Tony Rowen makes a return visit to a popular Northampton restaurant that never disappoints
IT’S a long time since I’ve visited Northampton town centre in the evening, and from all the doom and gloom stories that have been circulating I wasn’t quite sure what to expect. Fair enough, retailers in the town are experiencing a hard time and there is much work to do to reinvigorate the town centre.
All is not lost, however. There are some elements that are thriving and one such place is Saffron, the award-winning Bangladeshi restaurant in Castilian Street. Proof of this was provided on my visit last month. The place was heaving – and it was a Wednesday night.
Next year Saffron celebrates its 20th anniversary, and owner Naz Islam is justifiably proud that the restaurant’s reputation has grown every year and that diners can enjoy the type of food and service provided in top London restaurants right here in the heart of Northampton.
I’ve eaten at Saffron on many, many occasions and I can say with all honesty that I have never been disappointed. The restaurant is bright, clean and airy, the staff are smartly dressed and polite, the tables are dressed with sparkling white cloths on top of black ones, the cutlery and glassware sparkle and the food is excellent.
This is in no small part down to award-winning Executive Chef Bodrul Islam who has created a menu that features innovative dishes which reflect the vast diversity of Asian regional cuisines.
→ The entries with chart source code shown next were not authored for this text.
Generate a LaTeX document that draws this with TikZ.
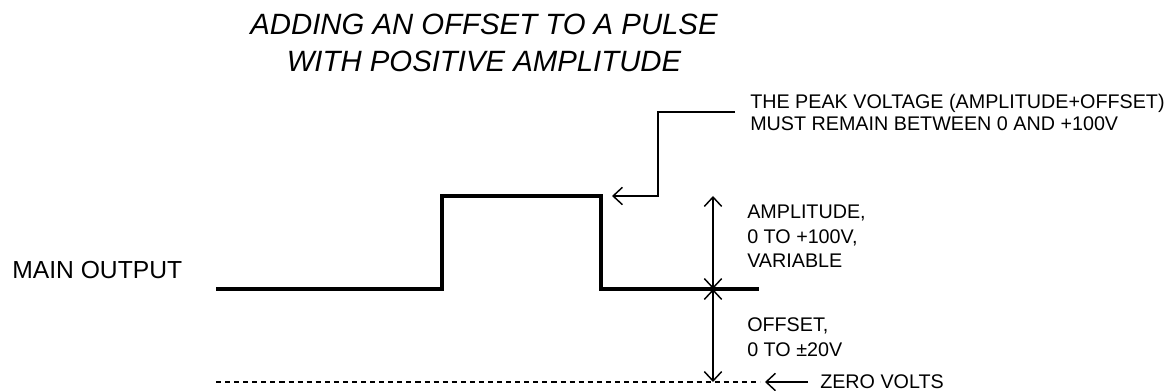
\documentclass[tikz,border=0pt]{standalone}
\usepackage{fontspec}
\setmainfont{Liberation Sans}
\usetikzlibrary{arrows.meta}
\tikzset{
  signal/.style={line width=2.8pt},
  leader/.style={line width=1.1pt},
  zeroline/.style={line width=0.8pt,dash pattern=on 3.8pt off 3pt},
  label/.style={inner sep=0pt,anchor=west,align=left,
    font=\fontsize{14.8}{18.4}\selectfont},
}
\begin{document}
\begin{tikzpicture}[x=0.75pt,y=-0.75pt,>={Straight Barb[length=7pt,width=13pt]}]
\useasboundingbox (0,0) rectangle (1172,391);
% title
\node[inner sep=0pt,align=center,font=\fontsize{22}{27.75}\selectfont\itshape]
  (title) at (484,42.5) {ADDING AN OFFSET TO A PULSE\\WITH POSITIVE AMPLITUDE};
% the pulse
\coordinate (sigstart) at (216,289);
\coordinate (riselow) at (442,289);
\coordinate (risehigh) at (442,196);
\coordinate (fallhigh) at (601,196);
\coordinate (falllow) at (601,289);
\coordinate (sigend) at (759,289);
\draw[signal] (sigstart) -- (riselow) -- (risehigh) -- (fallhigh) -- (falllow) -- (sigend);
\node[label,font=\fontsize{18.5}{22}\selectfont] (mainout) at (12,270) {MAIN OUTPUT};
% zero volts
\coordinate (zerostart) at (216,382);
\coordinate (zeroend) at (760,382);
\draw[zeroline] (zerostart) -- (zeroend);
\node[label] (zerovolts) at (820,382) {ZERO VOLTS};
\coordinate (zerotail) at (808,382);
\coordinate (zerotip) at (765,382);
\draw[leader,->] (zerotail) -- (zerotip);
% amplitude and offset
\coordinate (dimtop) at (713,196);
\coordinate (dimmid) at (713,289);
\coordinate (dimbot) at (713,382);
\draw[leader,<->] (dimmid) -- (dimtop);
\draw[leader,<->] (dimmid) -- (dimbot);
\node[label] (amplitude) at (747,236.5) {AMPLITUDE,\\0 TO +100V,\\VARIABLE};
\node[label,font=\fontsize{14.8}{18.8}\selectfont] (offset) at (747,337) {OFFSET,\\0 TO ±20V};
% peak voltage note
\node[label,font=\fontsize{14.8}{16.5}\selectfont] (peak) at (750,112)
  {THE PEAK VOLTAGE (AMPLITUDE+OFFSET)\\MUST REMAIN BETWEEN 0 AND +100V};
\coordinate (peakstart) at (735,112);
\coordinate (peakbend) at (658,112);
\coordinate (peaktip) at (612,196);
\draw[leader,->] (peakstart) -- (peakbend) |- (peaktip);
\end{tikzpicture}
\end{document}
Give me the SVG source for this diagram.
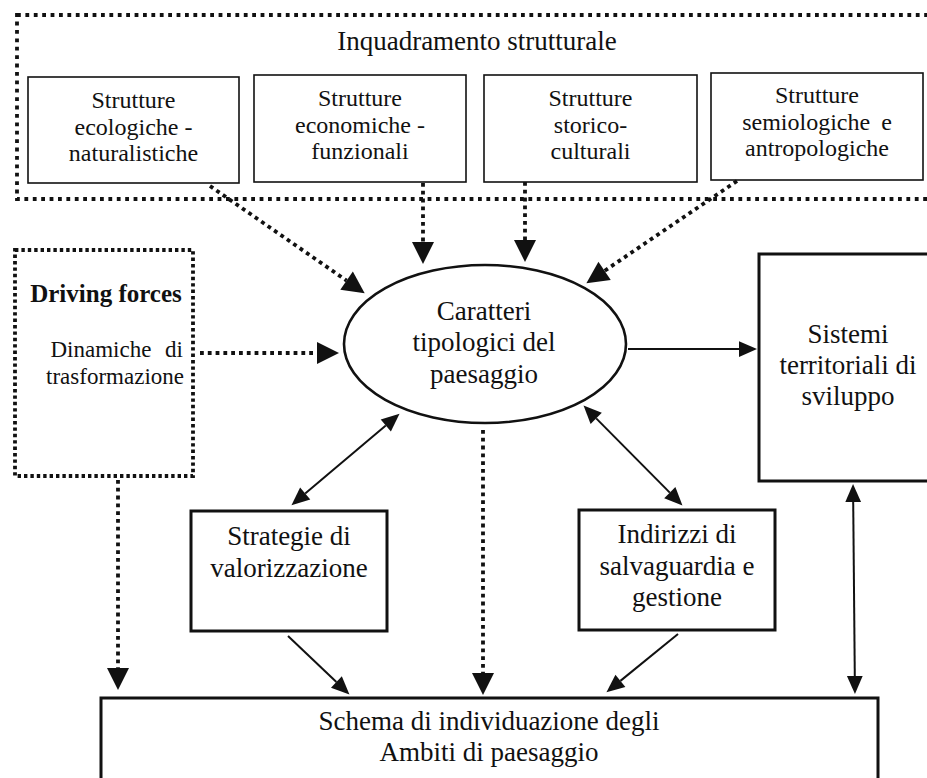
<svg xmlns="http://www.w3.org/2000/svg" width="927" height="778" viewBox="0 0 927 778">
<defs>
<style>
text{font-family:"Liberation Serif","Times New Roman",serif;fill:#111;text-anchor:middle}
.s24{font-size:24px}
.s23{font-size:23px}
.s27{font-size:27px}
.thin{fill:#fff;stroke:#111;stroke-width:1.6}
.thick{fill:#fff;stroke:#111;stroke-width:3}
.dotbox{fill:none;stroke:#111;stroke-width:3.8;stroke-dasharray:3.8 4.6}
.dotline{fill:none;stroke:#111;stroke-width:3.8;stroke-dasharray:3.8 4}
.solid{fill:none;stroke:#111;stroke-width:2}
</style>
<marker id="dh" markerUnits="userSpaceOnUse" markerWidth="22" markerHeight="22" refX="0" refY="10" orient="auto" viewBox="0 0 20 20" overflow="visible">
<path d="M0,0 L20,10 L0,20 z" fill="#111"/>
</marker>
<marker id="sh" markerUnits="userSpaceOnUse" markerWidth="18" markerHeight="16" refX="0" refY="7" orient="auto-start-reverse" viewBox="0 0 16 14" overflow="visible">
<path d="M0,0 L16,7 L0,14 z" fill="#111"/>
</marker>
</defs>
<rect width="927" height="778" fill="#fff"/>

<g id="inquadramento">
<rect class="dotbox" x="17" y="15" width="930" height="184"/>
<text class="s27" x="477" y="50">Inquadramento strutturale</text>
</g>

<g id="box-ecologiche">
<rect class="thin" x="28" y="77" width="211" height="106"/>
<text class="s24" x="133.5" y="108">Strutture</text>
<text class="s24" x="133.5" y="135">ecologiche -</text>
<text class="s24" x="133.5" y="161">naturalistiche</text>
</g>

<g id="box-economiche">
<rect class="thin" x="254" y="75" width="212" height="107"/>
<text class="s24" x="360" y="106">Strutture</text>
<text class="s24" x="360" y="133">economiche -</text>
<text class="s24" x="360" y="159">funzionali</text>
</g>

<g id="box-storico">
<rect class="thin" x="484" y="75" width="213" height="107"/>
<text class="s24" x="590.5" y="106">Strutture</text>
<text class="s24" x="590.5" y="133">storico-</text>
<text class="s24" x="590.5" y="159">culturali</text>
</g>

<g id="box-semiologiche">
<rect class="thin" x="711" y="73" width="212" height="107"/>
<text class="s24" x="817" y="103">Strutture</text>
<text class="s24" x="817" y="130" word-spacing="5">semiologiche e</text>
<text class="s24" x="817" y="156">antropologiche</text>
</g>

<g id="driving-forces">
<rect class="dotbox" x="15" y="250" width="178" height="226" style="stroke-dasharray:3.4 3"/>
<text x="106" y="302" style="font-size:25px;font-weight:bold">Driving forces</text>
<text class="s23" x="183" y="357" style="text-anchor:end" word-spacing="8">Dinamiche di</text>
<text class="s23" x="184" y="384" style="text-anchor:end">trasformazione</text>
</g>

<g id="caratteri">
<ellipse cx="485" cy="344" rx="141" ry="79" fill="#fff" stroke="#111" stroke-width="2.6"/>
<text class="s27" x="484" y="320">Caratteri</text>
<text class="s27" x="484" y="351">tipologici del</text>
<text class="s27" x="484" y="383">paesaggio</text>
</g>

<g id="sistemi">
<rect class="thick" x="759" y="254" width="190" height="227"/>
<text class="s27" x="848" y="343">Sistemi</text>
<text class="s27" x="848" y="374">territoriali di</text>
<text class="s27" x="848" y="405">sviluppo</text>
</g>

<g id="strategie">
<rect class="thick" x="191" y="511" width="196" height="120"/>
<text class="s27" x="289" y="545">Strategie di</text>
<text class="s27" x="289" y="577">valorizzazione</text>
</g>

<g id="indirizzi">
<rect class="thick" x="579" y="510" width="196" height="120"/>
<text class="s27" x="677" y="543">Indirizzi di</text>
<text class="s27" x="677" y="575">salvaguardia e</text>
<text class="s27" x="677" y="606">gestione</text>
</g>

<g id="schema">
<rect class="thick" x="101" y="698" width="777" height="110"/>
<text class="s27" x="489" y="730">Schema di individuazione degli</text>
<text class="s27" x="489" y="761">Ambiti di paesaggio</text>
</g>

<g id="connectors">
<line class="dotline" x1="210" y1="186" x2="346.6" y2="280.6" marker-end="url(#dh)"/>
<line class="dotline" x1="423" y1="183" x2="423" y2="242" marker-end="url(#dh)"/>
<line class="dotline" x1="525" y1="182" x2="525" y2="240" marker-end="url(#dh)"/>
<line class="dotline" x1="737" y1="181" x2="604.6" y2="270.8" marker-end="url(#dh)"/>
<line class="dotline" x1="200" y1="353" x2="317" y2="353" marker-end="url(#dh)"/>
<line class="dotline" x1="118" y1="480" x2="118" y2="668" marker-end="url(#dh)"/>
<line class="dotline" x1="483" y1="430" x2="483" y2="673" marker-end="url(#dh)"/>
<line class="solid" x1="628" y1="349" x2="739" y2="349" marker-end="url(#sh)"/>
<line class="solid" x1="385.8" y1="425.4" x2="305.2" y2="493.6" marker-start="url(#sh)" marker-end="url(#sh)"/>
<line class="solid" x1="596.2" y1="418.4" x2="669.8" y2="492.6" marker-start="url(#sh)" marker-end="url(#sh)"/>
<line class="solid" x1="288" y1="636" x2="336.4" y2="682" marker-end="url(#sh)"/>
<line class="solid" x1="678" y1="634" x2="620.4" y2="680.9" marker-end="url(#sh)"/>
<line class="solid" x1="853.2" y1="502" x2="854.8" y2="676" marker-start="url(#sh)" marker-end="url(#sh)"/>
</g>
</svg>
As I’ve mentioned, the restaurant was heaving when Sue and I entered partly by diners taking advantage of the ever-popular Wednesday night buffet offer, but it was quickly apparent when we took our seats at our table that there were also many others selecting their meals from the main menu.
We opened proceedings with a glass of red wine each and a couple of poppadums and chutneys while studying the menu. I always like to have something different on my visits to Saffron and with regular changes made to the menu, it is always worthwhile to see any new dishes on offer.
Unusually, we were tempted to have starters – meat samosas for me and onion bhajis for Sue – which we later realised was perhaps a little foolhardy given the generous portions of our main courses which were Chicken Hundy with pilau rice from the Nepalese Dishes section for Sue and a Saffron Special Balti for me.
Sue’s dish comprised chicken cooked with freshly blended spices, tomato, green pepper, onion, fresh ginger, garlic and the chef’s own herbs to a strength of the diner’s choice which in her case was Madras.
My Special Balti featured lamb, chicken and prawns together with onions, tomatoes and herbs also accompanied by pilau rice and was delivered to the table in a traditional balti bowl.
As ever when I’ve eaten at Saffron, both meals were delicious. The meats were tender, the spices gave them real flavour and the strengths of each dish were ideal providing a very pleasing after glow once we had finished.
It was obvious from the diners on either side of our table that we were not the only ones to be enjoying the culinary expertise of Bodrul and his team.
A restaurant lives on the quality of its food, its service, its ambience and its reputation. A recent refurbishment has further enhanced the surroundings for customers.You don’t survive in this industry for almost 20 years without having all these elements. Saffron has them all in bucketloads. The attendance on this visit, like on other occasions, speaks volumes.
The town centre may have its problems, but it is heartening to see that Saffron is keeping the flag flying and continues to be a key player in the restaurant market that today provides diners with many different options.
The restaurant is open seven days a week 5.30pm to 11.30pm.